This news service is inundated with predictions about what the next few months may hold as lockdowns unwind. An obvious concern is the chance of a “second spike” in the pandemic and, of course, the scarring to the underlying economy: supply chains disrupted, businesses forced to shut down, uncollected debts, lost education time, and other problems. 

A particularly incisive commentary comes from David Amaryan who is CEO of Balchug Capital, a Moscow-based emerging markets investment manager specialising in long/short event-driven and value strategies. Amaryan has worked in the space for two decades in various international financial institutions in Moscow and New York. He founded Balchug in 2010. The editors are pleased to share these views; the usual editorial disclaimers apply. Email tom.burroughes@wealthbriefing.com and jackie.bennion@clearviewpublishing.com

To put it mildly, the last few months have been stressful. A dangerous, unfamiliar virus brought human misery and economic catastrophe around the world with stunning speed, forcing governments and businesses to struggle with a growing toll of infections and death, closed borders, soaring unemployment, declining production, wild market fluctuations, negative oil prices and trillions of dollars in fiscal and monetary stimulus. Only a vaccine will end this nightmare, but even so, news outlets and analysts across the world are grimly predicting a “new normal” in which things will never be the same.

Making investment decisions in this turbulent environment can be challenging. When things get too complicated to comprehend, with too many variables, I try to simplify them by asking basic, straightforward questions. This is what we did at Balchug Capital in March 2020.

Is this the end of the world? 
No. This is not a massive meteor heading toward our planet. It is not a nuclear world war. People are not turning into zombies. Humanity has survived and overcome two world wars, the Great Depression, the great financial crisis, the Cold War, various epidemics and pandemics and numerous recessions. We will adapt and move on from the novel coronavirus, too. 

Do we believe there will be a vaccine within a reasonable time?
Yes. Though we are not doctors, we are confident that the sophisticated capabilities of our scientific community, backed by government and private capital, will produce a vaccine, and that COVID-19 will be treated and controlled as other viruses in the flu family are. Already, there are around 100 possible vaccines being developed. We have faith that one or more will soon be successful. 

Will there be a second pandemic wave?
Most likely, yes. As economies reopen, social proximity will return, people will inevitably let their guard down, and conditions will be ripe for a resurgence in the fall.  However, even if there is yet no vaccine, many people will have developed antibodies, and most countries will be much better prepared this time. I would not expect the same widespread economic shutdown again. Another overreaction in the markets is possible, however, which could be a buying opportunity.

Will oil prices stay below $20?
No. As economies reopen, people start driving and flying, and factories and farms step up production, demand will gradually recover. Combined with action from OPEC+, oil prices will probably return to the $35-$45 range.

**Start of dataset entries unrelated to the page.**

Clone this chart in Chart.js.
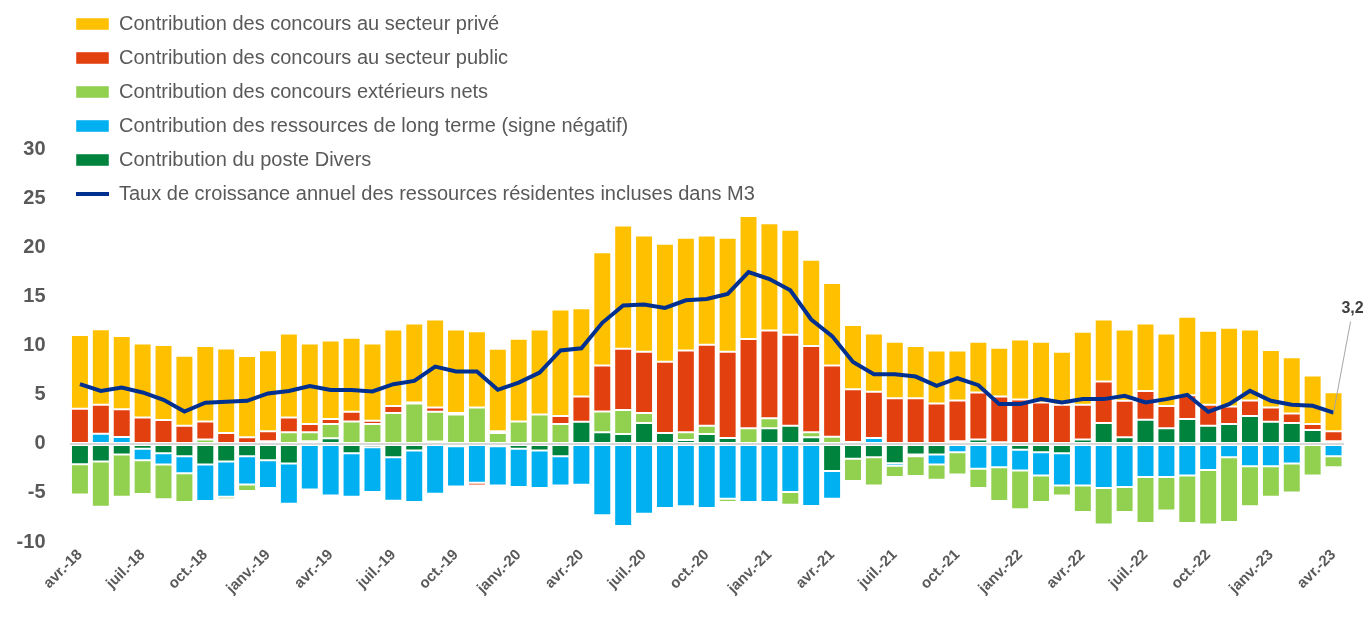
<!DOCTYPE html>
<html lang="fr">
<head>
<meta charset="utf-8">
<title>Contributions à la croissance des ressources résidentes incluses dans M3</title>
<script src="https://cdn.jsdelivr.net/npm/chart.js@4.4.1/dist/chart.umd.min.js"></script>
<style>
  html, body { margin: 0; padding: 0; background: #ffffff; }
  #wrap { position: relative; width: 1365px; height: 624px; }
</style>
</head>
<body>
<div id="wrap"><canvas id="chart"></canvas></div>
<script>
const months = [
  'avr.-18', 'mai-18', 'juin-18', 'juil.-18', 'août-18', 'sept.-18', 'oct.-18', 'nov.-18', 'déc.-18',
  'janv.-19', 'févr.-19', 'mars-19', 'avr.-19', 'mai-19', 'juin-19', 'juil.-19', 'août-19', 'sept.-19', 'oct.-19', 'nov.-19', 'déc.-19',
  'janv.-20', 'févr.-20', 'mars-20', 'avr.-20', 'mai-20', 'juin-20', 'juil.-20', 'août-20', 'sept.-20', 'oct.-20', 'nov.-20', 'déc.-20',
  'janv.-21', 'févr.-21', 'mars-21', 'avr.-21', 'mai-21', 'juin-21', 'juil.-21', 'août-21', 'sept.-21', 'oct.-21', 'nov.-21', 'déc.-21',
  'janv.-22', 'févr.-22', 'mars-22', 'avr.-22', 'mai-22', 'juin-22', 'juil.-22', 'août-22', 'sept.-22', 'oct.-22', 'nov.-22', 'déc.-22',
  'janv.-23', 'févr.-23', 'mars-23', 'avr.-23'
];

const privateSector = [
  7.5, 7.7, 7.45, 7.55, 7.65, 7.15, 7.7, 8.6, 8.3,
  8.26, 8.57, 8.22, 8.02, 7.55, 7.88, 7.81, 8.05, 8.97, 8.52, 7.78, 8.42,
  8.43, 8.66, 10.86, 9.0, 11.57, 12.56, 11.84, 12.02, 11.48, 11.13, 11.61, 12.56,
  10.93, 10.7, 8.8, 8.42, 6.54, 5.96, 5.75, 5.31, 5.41, 5.11, 5.17, 4.97,
  6.13, 6.19, 5.42, 7.45, 6.33, 7.27, 6.87, 7.41, 7.99, 7.55, 8.02, 7.24,
  5.86, 5.72, 4.94, 3.99
];

const publicSector = [
  3.6, 2.95, 2.85, 2.7, 2.45, 1.85, 1.86, 1.12, 0.68,
  1.02, 1.52, 0.85, 0.51, 0.98, 0.34, 0.71, 0.1, 0.44, 0.14, -0.27, 0.17,
  -0.1, -0.14, 0.81, 2.57, 4.67, 6.26, 6.26, 7.27, 8.36, 8.26, 8.8, 9.1,
  8.96, 9.27, 8.8, 7.25, 5.38, 4.7, 4.67, 4.67, 4.13, 4.16, 4.81, 4.67,
  4.53, 4.23, 3.99, 3.55, 4.23, 3.72, 2.94, 2.27, 2.43, 2.13, 1.79, 1.59,
  1.45, 0.98, 0.61, 1.02
];

const externalNet = [
  -3.1, -4.6, -4.3, -3.45, -3.55, -2.94, 0.44, -0.27, -0.67,
  0.27, 1.18, 0.91, 1.45, 2.3, 2.03, 3.15, 4.13, 3.04, 3.01, 3.72, 1.12,
  2.3, 3.01, 2.03, -0.1, 2.14, 2.43, 1.02, -0.14, 0.77, 0.84, -0.34, 1.59,
  1.02, -1.28, 0.5, 0.74, -2.27, -2.88, -1.15, -2.03, -1.55, -2.26, -1.96, -3.45,
  -3.96, -2.71, -1.02, -2.71, -3.72, -2.54, -4.67, -3.42, -4.84, -5.55, -6.6, -4.09,
  -3.11, -2.94, -3.21, -1.12
];

const longTerm = [
  0, 1.05, 0.7, -1.16, -1.15, -1.73, -3.72, -3.58, -2.88,
  -2.84, -4.1, -4.64, -5.25, -4.43, -4.56, -4.44, -5.24, -5.08, -4.09, -3.96, -3.99,
  -3.9, -3.82, -2.98, -4.16, -7.28, -8.36, -7.11, -6.53, -6.36, -6.53, -5.58, -5.92,
  -5.92, -4.91, -6.33, -2.81, 0.2, 0.61, -0.27, -0.17, -1.02, -0.85, -2.54, -2.37,
  -2.13, -2.36, -3.28, -4.23, -4.5, -4.4, -3.38, -3.38, -3.21, -2.67, -1.35, -2.27,
  -2.27, -2.0, 0, -1.25
];

const divers = [
  -2.06, -1.8, -1.08, -0.5, -0.95, -1.25, -2.1, -1.8, -1.25,
  -1.66, -2.0, 0.27, 0.58, -0.95, -0.34, -1.35, -0.68, 0.24, -0.24, 0, -0.24,
  -0.5, -0.68, -1.25, 2.27, 1.18, 1.02, 2.13, 1.12, 0.41, 1.02, 0.61, 0,
  1.59, 1.86, 0.68, -2.77, -1.52, -1.35, -1.96, -1.08, -1.08, 0.27, 0.44, 0.17,
  -0.58, -0.85, -0.95, 0.44, 2.13, 0.68, 2.47, 1.59, 2.54, 1.86, 2.03, 2.84,
  2.27, 2.13, 1.42, 0.27
];

const growthM3 = [
  6.1, 5.4, 5.75, 5.25, 4.5, 3.3, 4.2, 4.3, 4.4,
  5.15, 5.4, 5.9, 5.5, 5.5, 5.35, 6.09, 6.43, 7.88, 7.38, 7.38, 5.52,
  6.26, 7.28, 9.54, 9.75, 12.35, 14.11, 14.21, 13.87, 14.65, 14.79, 15.3, 17.53,
  16.82, 15.67, 12.69, 11.0, 8.36, 7.11, 7.11, 6.87, 5.92, 6.7, 5.99, 4.06,
  4.06, 4.57, 4.23, 4.57, 4.57, 4.91, 4.23, 4.57, 5.01, 3.28, 4.06, 5.41,
  4.4, 3.99, 3.89, 3.2
];

const yTicksShown = [30, 25, 20, 15, 10, 5, 0, -5, -10];

const textGrey = '#595959';
const fontName = '"Liberation Sans", Arial, sans-serif';

// étiquette de la dernière valeur avec son trait de rappel
const lastValueLabel = {
    id: 'lastValueLabel',
    afterDatasetsDraw(chart) {
        const meta = chart.getDatasetMeta(0);
        const pt = meta.data[meta.data.length - 1];
        const ctx = chart.ctx;
        ctx.save();
        ctx.strokeStyle = '#a6a6a6';
        ctx.lineWidth = 1;
        ctx.beginPath();
        ctx.moveTo(pt.x, pt.y);
        ctx.lineTo(pt.x + 17, pt.y - 91);
        ctx.stroke();
        ctx.font = 'bold 16px ' + fontName;
        ctx.fillStyle = '#404040';
        ctx.textAlign = 'center';
        ctx.textBaseline = 'middle';
        ctx.fillText(String(growthM3[growthM3.length - 1]).replace('.', ','), pt.x + 19, pt.y - 104);
        ctx.restore();
    }
};

// la légende démarre un peu plus à gauche que la zone de tracé
const legendShift = {
    id: 'legendShift',
    afterLayout(chart) {
        if (chart.legend) chart.legend.left -= 7.5;
    }
};

function barSet(label, data, color) {
    return {
        type: 'bar',
        label: label,
        data: data,
        backgroundColor: color,
        borderColor: 'rgba(255,255,255,0.45)',
        borderWidth: 1,
        borderSkipped: false,
        pointStyle: 'rect',
        stack: 'contrib',
        categoryPercentage: 1,
        barPercentage: 0.86
    };
}

new Chart(document.getElementById('chart').getContext('2d'), {
    data: {
        labels: months,
        datasets: [
            {
                type: 'line',
                label: 'Taux de croissance annuel des ressources résidentes incluses dans M3',
                data: growthM3,
                borderColor: '#00308f',
                backgroundColor: '#00308f',
                borderWidth: 4,
                pointRadius: 0,
                pointHoverRadius: 0,
                pointStyle: 'line',
                pointBorderColor: '#00308f',
                pointBorderWidth: 4,
                tension: 0,
                stack: 'growth',
                order: 0
            },
            barSet('Contribution du poste Divers', divers, '#00843d'),
            barSet('Contribution des ressources de long terme (signe négatif)', longTerm, '#00b0f0'),
            barSet('Contribution des concours extérieurs nets', externalNet, '#92d050'),
            barSet('Contribution des concours au secteur public', publicSector, '#e2400f'),
            barSet('Contribution des concours au secteur privé', privateSector, '#ffc000')
        ]
    },
    options: {
        responsive: true,
        maintainAspectRatio: false,
        animation: false,
        layout: { padding: { top: 9, right: 21, left: 0, bottom: 0 } },
        plugins: {
            legend: {
                position: 'chartArea',
                align: 'start',
                reverse: true,
                labels: {
                    usePointStyle: true,
                    pointStyleWidth: 33,
                    boxHeight: 12,
                    padding: 14,
                    color: textGrey,
                    font: { family: fontName, size: 20 }
                }
            },
            tooltip: { enabled: false }
        },
        scales: {
            x: {
                stacked: true,
                grid: { display: false, drawTicks: false },
                border: { display: false },
                ticks: {
                    autoSkip: false,
                    maxRotation: 45,
                    minRotation: 45,
                    padding: 4,
                    color: textGrey,
                    font: { family: fontName, size: 15, weight: 'bold' },
                    callback: function (value, index) {
                        return index % 3 === 0 ? months[index] : null;
                    }
                },
                afterFit: (scale) => { scale.height = 82; }
            },
            y: {
                stacked: true,
                min: -10,
                max: 41.6,
                border: { display: false },
                grid: {
                    drawTicks: false,
                    lineWidth: 2,
                    color: (c) => (c.tick && c.tick.value === 0 ? '#d9d9d9' : 'rgba(0,0,0,0)')
                },
                ticks: {
                    stepSize: 5,
                    padding: 24,
                    color: textGrey,
                    font: { family: fontName, size: 20, weight: 'bold' },
                    callback: (value) => (yTicksShown.includes(value) ? value : null)
                },
                afterFit: (scale) => { scale.width = 69.5; }
            }
        }
    },
    plugins: [lastValueLabel, legendShift]
});
</script>
</body>
</html>
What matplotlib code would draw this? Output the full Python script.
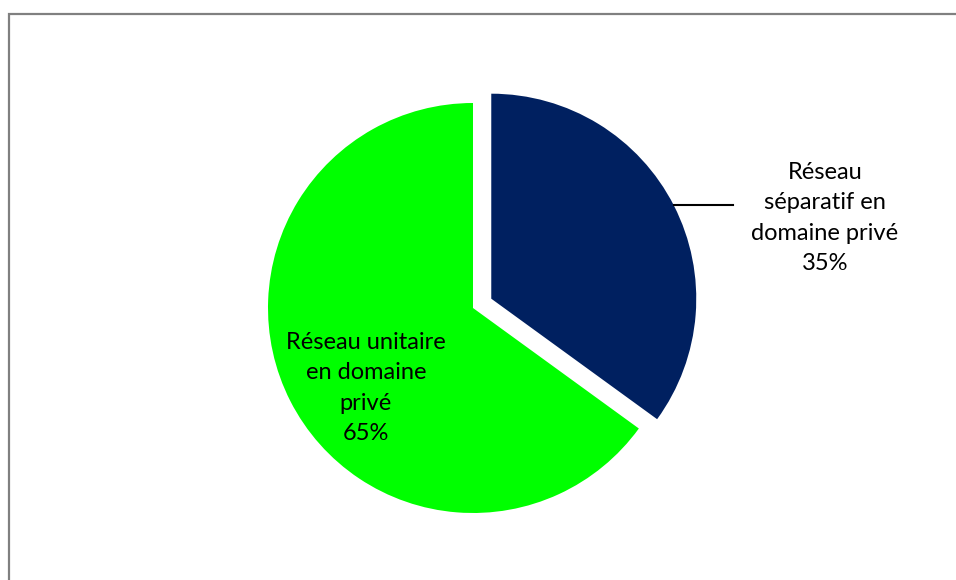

Do we expect a V-shaped recovery?
Most likely, no. Economies will not go back up nearly as fast as they went down, and there will be continued volatility in the markets for the near term. But as uncertainties decrease, the virus is controlled and public confidence returns, the pace will pick up.

Should we worry about all the debt that is being created?
Not in the short-term. A massive crisis requires a proportionate response. While there is legitimate concern about heaping enormous debt on the next generation, context is important. The difference between a FED balance sheet of $1 trillion versus $2 trillion is not as important as leaving the next generation a functioning economy that can handle the debt. Right now, more fiscal and monetary support helps the economy recover. Yes, there will be a price to pay in the future, but it might not be as high as we think, and without it our legacy to the future will be ruin. As a not so incidental aside, I think climate change, not debt, should be a much bigger worry for the future.